▶ **Task details**: Quote only the span from the first line of the entries to the line containing "(d6) at (285,617)", both ends kept. Leave every picture out.

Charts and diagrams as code
○ ○ ○ ○ ○ ○ ○
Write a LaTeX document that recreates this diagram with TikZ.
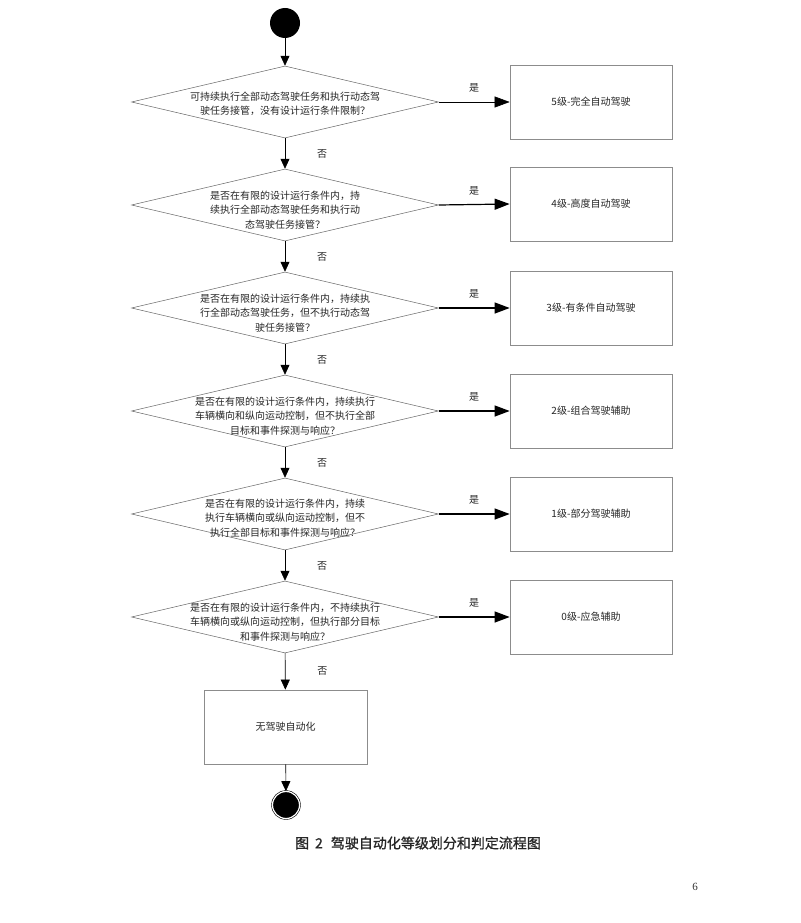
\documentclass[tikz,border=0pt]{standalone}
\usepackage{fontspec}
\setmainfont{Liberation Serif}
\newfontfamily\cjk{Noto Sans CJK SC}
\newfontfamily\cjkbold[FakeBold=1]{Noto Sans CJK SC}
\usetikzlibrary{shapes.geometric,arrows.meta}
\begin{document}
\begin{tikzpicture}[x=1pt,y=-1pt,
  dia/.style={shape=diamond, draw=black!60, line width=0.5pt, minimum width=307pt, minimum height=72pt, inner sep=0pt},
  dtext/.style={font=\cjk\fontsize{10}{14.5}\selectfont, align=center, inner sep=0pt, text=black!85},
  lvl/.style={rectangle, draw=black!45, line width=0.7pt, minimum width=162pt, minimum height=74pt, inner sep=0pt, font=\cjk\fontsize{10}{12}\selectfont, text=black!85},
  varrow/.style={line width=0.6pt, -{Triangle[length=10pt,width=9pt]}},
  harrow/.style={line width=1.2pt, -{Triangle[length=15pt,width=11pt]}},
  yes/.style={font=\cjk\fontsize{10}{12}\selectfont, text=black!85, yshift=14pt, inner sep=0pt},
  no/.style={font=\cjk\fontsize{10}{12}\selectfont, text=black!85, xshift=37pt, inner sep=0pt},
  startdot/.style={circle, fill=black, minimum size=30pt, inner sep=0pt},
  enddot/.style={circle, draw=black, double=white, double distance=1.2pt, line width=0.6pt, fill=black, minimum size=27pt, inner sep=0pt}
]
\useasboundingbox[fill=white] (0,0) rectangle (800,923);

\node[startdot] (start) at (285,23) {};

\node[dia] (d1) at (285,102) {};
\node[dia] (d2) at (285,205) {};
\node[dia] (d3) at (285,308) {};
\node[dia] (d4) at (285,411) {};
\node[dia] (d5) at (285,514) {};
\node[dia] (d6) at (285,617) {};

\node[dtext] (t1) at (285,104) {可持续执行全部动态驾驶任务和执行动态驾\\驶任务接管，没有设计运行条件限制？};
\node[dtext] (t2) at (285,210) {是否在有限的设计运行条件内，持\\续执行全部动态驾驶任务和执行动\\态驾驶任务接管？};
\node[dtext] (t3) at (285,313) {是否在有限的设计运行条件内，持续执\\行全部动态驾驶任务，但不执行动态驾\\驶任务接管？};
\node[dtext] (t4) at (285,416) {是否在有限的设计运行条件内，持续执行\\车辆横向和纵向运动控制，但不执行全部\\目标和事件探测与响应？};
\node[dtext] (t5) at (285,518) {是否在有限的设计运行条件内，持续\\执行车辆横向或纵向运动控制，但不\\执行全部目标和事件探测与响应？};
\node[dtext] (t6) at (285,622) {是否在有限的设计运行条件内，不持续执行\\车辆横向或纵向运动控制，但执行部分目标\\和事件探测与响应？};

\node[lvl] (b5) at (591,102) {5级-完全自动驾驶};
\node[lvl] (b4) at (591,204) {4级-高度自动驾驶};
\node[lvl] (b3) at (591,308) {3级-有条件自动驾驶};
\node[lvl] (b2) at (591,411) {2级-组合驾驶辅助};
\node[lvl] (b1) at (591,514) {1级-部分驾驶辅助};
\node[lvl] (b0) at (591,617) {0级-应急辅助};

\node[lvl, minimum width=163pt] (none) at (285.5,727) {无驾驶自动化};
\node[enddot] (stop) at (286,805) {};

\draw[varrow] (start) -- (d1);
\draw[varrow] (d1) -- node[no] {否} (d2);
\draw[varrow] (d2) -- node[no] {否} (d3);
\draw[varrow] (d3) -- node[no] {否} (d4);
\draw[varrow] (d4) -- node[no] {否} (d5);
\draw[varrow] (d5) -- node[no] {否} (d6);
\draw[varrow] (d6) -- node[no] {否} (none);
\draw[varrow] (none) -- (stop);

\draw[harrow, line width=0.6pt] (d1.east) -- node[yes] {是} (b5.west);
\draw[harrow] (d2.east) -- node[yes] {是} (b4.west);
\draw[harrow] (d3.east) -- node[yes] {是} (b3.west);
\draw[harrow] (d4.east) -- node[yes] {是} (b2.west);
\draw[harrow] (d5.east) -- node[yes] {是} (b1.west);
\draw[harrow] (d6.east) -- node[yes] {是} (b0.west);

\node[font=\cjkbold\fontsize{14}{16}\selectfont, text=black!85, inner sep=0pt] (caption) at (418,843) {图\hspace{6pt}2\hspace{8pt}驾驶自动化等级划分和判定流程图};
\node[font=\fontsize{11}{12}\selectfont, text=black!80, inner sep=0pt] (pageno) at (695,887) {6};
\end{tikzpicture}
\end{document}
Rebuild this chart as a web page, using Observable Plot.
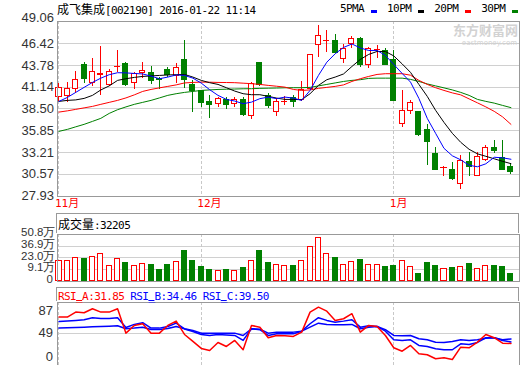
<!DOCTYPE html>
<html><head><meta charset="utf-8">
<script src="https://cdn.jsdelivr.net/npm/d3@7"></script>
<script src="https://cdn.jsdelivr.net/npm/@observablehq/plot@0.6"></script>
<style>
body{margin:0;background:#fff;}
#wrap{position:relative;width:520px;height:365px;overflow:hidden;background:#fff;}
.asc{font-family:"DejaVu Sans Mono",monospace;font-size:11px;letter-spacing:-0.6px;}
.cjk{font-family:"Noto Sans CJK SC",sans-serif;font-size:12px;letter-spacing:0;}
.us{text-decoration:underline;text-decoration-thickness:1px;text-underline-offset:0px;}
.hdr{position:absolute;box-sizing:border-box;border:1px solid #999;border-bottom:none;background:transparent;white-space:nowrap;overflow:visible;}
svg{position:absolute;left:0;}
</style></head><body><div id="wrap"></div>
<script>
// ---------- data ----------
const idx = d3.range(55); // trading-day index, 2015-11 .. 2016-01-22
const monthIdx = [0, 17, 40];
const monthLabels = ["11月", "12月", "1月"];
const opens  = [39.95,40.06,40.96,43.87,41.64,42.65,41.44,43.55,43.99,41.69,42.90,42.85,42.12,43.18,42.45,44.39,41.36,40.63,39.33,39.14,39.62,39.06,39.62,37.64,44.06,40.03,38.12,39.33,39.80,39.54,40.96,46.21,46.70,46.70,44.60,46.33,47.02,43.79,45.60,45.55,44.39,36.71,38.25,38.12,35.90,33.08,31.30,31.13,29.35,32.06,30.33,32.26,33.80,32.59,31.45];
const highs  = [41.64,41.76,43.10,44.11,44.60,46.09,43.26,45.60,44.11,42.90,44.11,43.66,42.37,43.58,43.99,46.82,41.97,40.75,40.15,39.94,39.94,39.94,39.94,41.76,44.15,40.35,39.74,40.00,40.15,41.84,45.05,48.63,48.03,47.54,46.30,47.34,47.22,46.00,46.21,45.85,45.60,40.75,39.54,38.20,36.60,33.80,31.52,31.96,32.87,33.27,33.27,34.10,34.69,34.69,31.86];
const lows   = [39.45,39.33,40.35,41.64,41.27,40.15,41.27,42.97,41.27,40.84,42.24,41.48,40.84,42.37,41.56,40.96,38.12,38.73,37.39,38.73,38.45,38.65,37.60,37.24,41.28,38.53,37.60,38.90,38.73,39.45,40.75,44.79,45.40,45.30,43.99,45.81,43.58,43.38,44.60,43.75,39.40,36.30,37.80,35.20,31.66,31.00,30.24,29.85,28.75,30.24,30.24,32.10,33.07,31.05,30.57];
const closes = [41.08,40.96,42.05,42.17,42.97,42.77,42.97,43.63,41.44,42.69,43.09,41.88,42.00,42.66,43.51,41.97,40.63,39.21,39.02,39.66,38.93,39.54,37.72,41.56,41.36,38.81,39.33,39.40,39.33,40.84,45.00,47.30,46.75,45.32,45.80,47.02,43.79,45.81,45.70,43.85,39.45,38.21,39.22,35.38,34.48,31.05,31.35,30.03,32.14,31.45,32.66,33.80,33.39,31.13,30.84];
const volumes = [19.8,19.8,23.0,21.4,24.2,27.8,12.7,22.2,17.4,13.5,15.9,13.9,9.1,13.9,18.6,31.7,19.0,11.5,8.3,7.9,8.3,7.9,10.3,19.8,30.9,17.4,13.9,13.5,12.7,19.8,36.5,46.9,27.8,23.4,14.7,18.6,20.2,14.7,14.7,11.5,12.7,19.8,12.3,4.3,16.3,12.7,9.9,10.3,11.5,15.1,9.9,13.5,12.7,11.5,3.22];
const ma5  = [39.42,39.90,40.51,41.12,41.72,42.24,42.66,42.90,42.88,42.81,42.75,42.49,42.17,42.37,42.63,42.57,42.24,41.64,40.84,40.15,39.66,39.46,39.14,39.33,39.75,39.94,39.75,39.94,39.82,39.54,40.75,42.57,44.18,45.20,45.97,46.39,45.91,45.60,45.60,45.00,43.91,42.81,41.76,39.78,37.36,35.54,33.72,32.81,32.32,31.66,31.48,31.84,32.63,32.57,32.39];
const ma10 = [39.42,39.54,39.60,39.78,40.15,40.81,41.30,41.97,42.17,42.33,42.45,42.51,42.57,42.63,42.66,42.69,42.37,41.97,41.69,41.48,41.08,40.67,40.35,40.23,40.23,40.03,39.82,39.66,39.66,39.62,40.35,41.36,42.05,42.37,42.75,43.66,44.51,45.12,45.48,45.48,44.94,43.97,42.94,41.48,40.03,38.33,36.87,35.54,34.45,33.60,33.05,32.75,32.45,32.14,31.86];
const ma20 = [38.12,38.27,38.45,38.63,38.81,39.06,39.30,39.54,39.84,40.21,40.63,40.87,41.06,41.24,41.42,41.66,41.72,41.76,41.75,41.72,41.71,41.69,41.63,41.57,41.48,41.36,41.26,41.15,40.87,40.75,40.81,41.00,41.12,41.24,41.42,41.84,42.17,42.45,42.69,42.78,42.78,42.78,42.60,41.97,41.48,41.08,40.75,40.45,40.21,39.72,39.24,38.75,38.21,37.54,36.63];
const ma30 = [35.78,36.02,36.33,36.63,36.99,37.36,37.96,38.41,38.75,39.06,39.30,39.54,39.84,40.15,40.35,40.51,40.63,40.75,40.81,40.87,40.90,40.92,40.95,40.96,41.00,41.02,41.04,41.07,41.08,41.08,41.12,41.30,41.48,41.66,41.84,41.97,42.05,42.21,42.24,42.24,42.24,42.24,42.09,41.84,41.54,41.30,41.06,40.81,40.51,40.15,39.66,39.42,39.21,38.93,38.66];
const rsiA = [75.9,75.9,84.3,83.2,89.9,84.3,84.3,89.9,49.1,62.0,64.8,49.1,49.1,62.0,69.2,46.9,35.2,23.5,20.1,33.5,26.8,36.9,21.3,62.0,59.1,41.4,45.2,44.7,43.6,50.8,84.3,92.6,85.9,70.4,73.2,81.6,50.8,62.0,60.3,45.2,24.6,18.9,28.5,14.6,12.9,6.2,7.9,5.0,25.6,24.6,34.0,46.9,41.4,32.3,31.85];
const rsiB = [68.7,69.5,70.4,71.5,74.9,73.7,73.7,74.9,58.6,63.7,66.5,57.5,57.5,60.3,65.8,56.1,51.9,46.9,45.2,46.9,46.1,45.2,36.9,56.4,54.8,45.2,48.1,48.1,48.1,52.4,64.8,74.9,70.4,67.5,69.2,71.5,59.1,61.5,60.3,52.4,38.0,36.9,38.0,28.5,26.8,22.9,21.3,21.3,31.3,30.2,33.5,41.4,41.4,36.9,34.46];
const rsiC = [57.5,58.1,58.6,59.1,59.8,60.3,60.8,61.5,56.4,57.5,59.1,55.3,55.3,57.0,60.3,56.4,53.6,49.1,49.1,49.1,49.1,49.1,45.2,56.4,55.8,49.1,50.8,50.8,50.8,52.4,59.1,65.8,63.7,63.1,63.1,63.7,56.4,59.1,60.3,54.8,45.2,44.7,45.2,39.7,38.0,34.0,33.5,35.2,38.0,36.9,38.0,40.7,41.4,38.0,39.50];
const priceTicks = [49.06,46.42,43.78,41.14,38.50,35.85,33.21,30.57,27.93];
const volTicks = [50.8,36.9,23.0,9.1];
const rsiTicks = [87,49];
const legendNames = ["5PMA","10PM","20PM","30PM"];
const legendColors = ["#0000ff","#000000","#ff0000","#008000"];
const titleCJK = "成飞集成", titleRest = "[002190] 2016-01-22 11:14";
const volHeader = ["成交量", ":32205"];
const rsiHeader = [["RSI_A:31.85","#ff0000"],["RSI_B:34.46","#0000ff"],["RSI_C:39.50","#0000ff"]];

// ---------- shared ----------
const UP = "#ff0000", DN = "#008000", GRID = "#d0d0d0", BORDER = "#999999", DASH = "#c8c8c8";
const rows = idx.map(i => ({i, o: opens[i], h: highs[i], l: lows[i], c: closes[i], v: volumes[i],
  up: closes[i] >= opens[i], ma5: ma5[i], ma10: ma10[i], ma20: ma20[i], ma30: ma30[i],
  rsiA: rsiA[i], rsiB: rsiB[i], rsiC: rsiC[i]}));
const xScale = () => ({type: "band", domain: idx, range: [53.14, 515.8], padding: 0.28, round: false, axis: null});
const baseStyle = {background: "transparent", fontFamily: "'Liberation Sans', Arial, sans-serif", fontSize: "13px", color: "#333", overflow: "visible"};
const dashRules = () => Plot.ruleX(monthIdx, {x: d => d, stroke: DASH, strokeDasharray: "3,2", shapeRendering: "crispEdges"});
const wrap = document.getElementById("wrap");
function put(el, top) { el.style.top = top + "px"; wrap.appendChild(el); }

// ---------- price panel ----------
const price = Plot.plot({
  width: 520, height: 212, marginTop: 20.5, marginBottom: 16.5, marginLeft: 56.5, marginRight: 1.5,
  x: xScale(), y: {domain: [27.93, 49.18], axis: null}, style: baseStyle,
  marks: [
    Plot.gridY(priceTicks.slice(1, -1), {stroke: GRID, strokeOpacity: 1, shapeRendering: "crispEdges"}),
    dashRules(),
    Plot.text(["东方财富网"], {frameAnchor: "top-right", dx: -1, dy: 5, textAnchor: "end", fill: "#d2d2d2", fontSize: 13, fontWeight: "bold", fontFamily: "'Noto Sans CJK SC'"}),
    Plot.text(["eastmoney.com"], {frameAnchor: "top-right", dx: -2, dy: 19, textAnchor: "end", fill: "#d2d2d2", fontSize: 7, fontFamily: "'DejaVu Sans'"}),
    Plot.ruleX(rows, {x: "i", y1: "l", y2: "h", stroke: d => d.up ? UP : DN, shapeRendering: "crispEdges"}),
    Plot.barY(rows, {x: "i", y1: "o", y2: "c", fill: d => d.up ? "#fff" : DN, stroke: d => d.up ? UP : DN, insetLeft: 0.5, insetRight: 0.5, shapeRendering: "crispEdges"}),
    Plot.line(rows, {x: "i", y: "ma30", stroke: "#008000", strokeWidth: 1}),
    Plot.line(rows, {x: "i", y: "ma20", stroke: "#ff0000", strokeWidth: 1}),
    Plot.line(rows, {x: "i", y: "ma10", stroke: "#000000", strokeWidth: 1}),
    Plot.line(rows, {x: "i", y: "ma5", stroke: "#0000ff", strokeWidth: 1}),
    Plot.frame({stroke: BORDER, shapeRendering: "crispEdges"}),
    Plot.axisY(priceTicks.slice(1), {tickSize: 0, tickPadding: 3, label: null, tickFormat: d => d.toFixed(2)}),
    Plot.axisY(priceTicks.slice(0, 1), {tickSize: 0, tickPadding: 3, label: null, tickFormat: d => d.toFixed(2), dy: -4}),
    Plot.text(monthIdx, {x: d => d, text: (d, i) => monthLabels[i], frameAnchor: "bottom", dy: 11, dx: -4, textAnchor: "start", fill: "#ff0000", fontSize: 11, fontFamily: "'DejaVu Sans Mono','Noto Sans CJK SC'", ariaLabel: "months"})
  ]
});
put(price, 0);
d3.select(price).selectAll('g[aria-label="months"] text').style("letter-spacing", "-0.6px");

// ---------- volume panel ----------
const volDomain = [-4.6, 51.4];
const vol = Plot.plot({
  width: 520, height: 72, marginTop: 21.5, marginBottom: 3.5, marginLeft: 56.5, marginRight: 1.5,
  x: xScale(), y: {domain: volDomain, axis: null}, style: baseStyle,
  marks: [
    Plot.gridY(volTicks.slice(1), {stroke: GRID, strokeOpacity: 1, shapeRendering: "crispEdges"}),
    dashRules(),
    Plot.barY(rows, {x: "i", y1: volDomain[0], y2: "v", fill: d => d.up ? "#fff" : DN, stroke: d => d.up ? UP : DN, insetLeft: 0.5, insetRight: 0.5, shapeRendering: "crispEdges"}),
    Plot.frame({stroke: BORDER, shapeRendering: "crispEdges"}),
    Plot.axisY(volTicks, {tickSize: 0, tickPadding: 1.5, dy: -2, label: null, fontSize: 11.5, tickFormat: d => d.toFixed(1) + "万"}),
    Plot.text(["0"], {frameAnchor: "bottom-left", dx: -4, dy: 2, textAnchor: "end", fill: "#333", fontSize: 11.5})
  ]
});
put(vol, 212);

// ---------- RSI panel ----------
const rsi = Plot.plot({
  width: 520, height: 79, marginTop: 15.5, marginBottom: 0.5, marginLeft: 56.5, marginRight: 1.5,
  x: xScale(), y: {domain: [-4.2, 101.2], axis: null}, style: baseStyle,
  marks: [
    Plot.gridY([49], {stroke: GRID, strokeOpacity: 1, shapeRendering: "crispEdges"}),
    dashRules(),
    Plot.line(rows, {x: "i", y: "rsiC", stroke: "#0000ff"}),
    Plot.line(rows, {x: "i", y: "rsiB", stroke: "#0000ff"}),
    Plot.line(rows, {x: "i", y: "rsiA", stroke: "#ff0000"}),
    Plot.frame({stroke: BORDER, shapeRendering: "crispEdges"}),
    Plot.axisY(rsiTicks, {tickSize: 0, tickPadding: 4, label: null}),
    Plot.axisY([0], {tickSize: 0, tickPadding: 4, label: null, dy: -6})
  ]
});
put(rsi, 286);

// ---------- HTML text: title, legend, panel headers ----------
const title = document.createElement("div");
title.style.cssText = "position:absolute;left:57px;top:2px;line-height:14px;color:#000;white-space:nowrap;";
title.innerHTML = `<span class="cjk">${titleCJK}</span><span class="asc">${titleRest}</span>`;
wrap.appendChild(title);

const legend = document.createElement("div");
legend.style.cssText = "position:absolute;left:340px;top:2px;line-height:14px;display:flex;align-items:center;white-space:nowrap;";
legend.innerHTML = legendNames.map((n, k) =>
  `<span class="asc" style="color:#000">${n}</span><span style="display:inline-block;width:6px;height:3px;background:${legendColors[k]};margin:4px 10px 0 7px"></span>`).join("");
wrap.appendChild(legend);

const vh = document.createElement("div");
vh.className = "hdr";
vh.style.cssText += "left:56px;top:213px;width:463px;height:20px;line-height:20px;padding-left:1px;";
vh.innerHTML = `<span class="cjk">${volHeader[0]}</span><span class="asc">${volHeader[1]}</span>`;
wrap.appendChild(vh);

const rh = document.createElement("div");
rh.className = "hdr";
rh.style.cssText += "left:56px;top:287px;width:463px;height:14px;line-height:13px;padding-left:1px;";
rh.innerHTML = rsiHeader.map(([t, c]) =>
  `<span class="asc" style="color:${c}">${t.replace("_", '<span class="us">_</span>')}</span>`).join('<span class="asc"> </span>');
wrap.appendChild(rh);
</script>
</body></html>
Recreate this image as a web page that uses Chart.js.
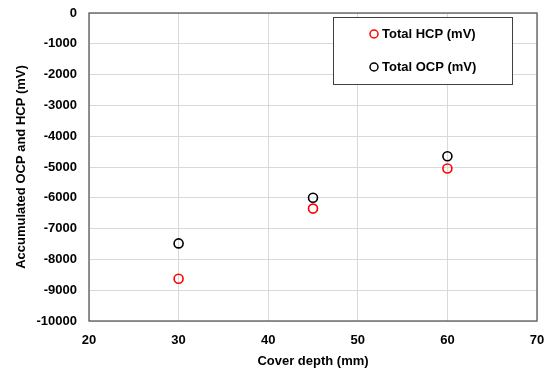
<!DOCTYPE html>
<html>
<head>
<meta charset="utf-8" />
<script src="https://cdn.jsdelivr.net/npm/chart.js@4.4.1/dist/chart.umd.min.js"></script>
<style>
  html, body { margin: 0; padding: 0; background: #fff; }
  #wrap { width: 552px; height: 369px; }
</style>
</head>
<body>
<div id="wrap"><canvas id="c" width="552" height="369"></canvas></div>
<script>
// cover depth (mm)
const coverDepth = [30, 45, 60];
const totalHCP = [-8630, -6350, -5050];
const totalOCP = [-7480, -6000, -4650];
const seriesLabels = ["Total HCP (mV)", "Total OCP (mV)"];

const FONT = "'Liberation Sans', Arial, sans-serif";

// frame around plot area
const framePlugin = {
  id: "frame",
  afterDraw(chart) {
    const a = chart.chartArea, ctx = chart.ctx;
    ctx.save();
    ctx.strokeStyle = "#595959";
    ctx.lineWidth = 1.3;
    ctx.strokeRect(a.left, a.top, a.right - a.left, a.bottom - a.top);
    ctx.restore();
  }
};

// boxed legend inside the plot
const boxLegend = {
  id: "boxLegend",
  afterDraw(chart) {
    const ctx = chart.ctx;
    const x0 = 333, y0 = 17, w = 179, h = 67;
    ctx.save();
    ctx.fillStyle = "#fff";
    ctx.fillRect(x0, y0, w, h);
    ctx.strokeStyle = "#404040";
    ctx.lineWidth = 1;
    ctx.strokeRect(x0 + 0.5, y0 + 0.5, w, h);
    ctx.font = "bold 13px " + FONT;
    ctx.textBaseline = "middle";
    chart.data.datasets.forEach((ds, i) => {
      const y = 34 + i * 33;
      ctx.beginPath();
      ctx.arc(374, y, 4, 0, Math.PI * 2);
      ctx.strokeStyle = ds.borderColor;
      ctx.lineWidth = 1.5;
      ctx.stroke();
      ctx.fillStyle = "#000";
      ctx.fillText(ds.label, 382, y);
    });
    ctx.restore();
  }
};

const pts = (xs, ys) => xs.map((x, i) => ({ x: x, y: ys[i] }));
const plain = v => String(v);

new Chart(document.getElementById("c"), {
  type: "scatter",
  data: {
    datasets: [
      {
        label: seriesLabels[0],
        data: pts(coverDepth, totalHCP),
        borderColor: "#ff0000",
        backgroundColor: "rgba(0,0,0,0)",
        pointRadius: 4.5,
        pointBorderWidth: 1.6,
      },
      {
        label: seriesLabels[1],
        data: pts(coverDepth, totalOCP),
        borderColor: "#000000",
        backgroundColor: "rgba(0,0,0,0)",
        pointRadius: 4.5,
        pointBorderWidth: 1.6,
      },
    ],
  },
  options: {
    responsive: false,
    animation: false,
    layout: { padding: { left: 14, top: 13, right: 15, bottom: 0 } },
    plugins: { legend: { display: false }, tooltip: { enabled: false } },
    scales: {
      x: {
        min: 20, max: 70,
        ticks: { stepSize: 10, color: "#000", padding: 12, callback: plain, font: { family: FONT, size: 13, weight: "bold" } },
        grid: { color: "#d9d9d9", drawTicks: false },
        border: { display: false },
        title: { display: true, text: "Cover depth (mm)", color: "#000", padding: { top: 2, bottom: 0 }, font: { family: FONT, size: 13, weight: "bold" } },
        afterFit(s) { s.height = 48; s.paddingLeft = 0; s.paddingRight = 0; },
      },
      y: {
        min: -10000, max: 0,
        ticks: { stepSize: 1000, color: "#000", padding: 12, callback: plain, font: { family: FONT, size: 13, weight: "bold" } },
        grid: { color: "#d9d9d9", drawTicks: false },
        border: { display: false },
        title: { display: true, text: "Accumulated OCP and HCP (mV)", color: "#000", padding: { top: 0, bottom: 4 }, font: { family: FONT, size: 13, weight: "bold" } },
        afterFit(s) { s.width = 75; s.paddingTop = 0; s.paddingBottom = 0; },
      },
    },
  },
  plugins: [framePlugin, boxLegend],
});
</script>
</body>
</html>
○ ○ ○ ○ ○ ○ ○
▶ **Response to the task**:
Write a LaTeX document that recreates this diagram with TikZ.
\documentclass[tikz,border=0pt]{standalone}
\usepackage{fontspec}
\setmainfont{Liberation Serif}
\newfontfamily\cjk{Noto Sans CJK SC}
\newfontfamily\cjkbold[FakeBold=1]{Noto Sans CJK SC}
\usetikzlibrary{shapes.geometric,arrows.meta}
\begin{document}
\begin{tikzpicture}[x=1pt,y=-1pt,
  dia/.style={shape=diamond, draw=black!60, line width=0.5pt, minimum width=307pt, minimum height=72pt, inner sep=0pt},
  dtext/.style={font=\cjk\fontsize{10}{14.5}\selectfont, align=center, inner sep=0pt, text=black!85},
  lvl/.style={rectangle, draw=black!45, line width=0.7pt, minimum width=162pt, minimum height=74pt, inner sep=0pt, font=\cjk\fontsize{10}{12}\selectfont, text=black!85},
  varrow/.style={line width=0.6pt, -{Triangle[length=10pt,width=9pt]}},
  harrow/.style={line width=1.2pt, -{Triangle[length=15pt,width=11pt]}},
  yes/.style={font=\cjk\fontsize{10}{12}\selectfont, text=black!85, yshift=14pt, inner sep=0pt},
  no/.style={font=\cjk\fontsize{10}{12}\selectfont, text=black!85, xshift=37pt, inner sep=0pt},
  startdot/.style={circle, fill=black, minimum size=30pt, inner sep=0pt},
  enddot/.style={circle, draw=black, double=white, double distance=1.2pt, line width=0.6pt, fill=black, minimum size=27pt, inner sep=0pt}
]
\useasboundingbox[fill=white] (0,0) rectangle (800,923);

\node[startdot] (start) at (285,23) {};

\node[dia] (d1) at (285,102) {};
\node[dia] (d2) at (285,205) {};
\node[dia] (d3) at (285,308) {};
\node[dia] (d4) at (285,411) {};
\node[dia] (d5) at (285,514) {};
\node[dia] (d6) at (285,617) {};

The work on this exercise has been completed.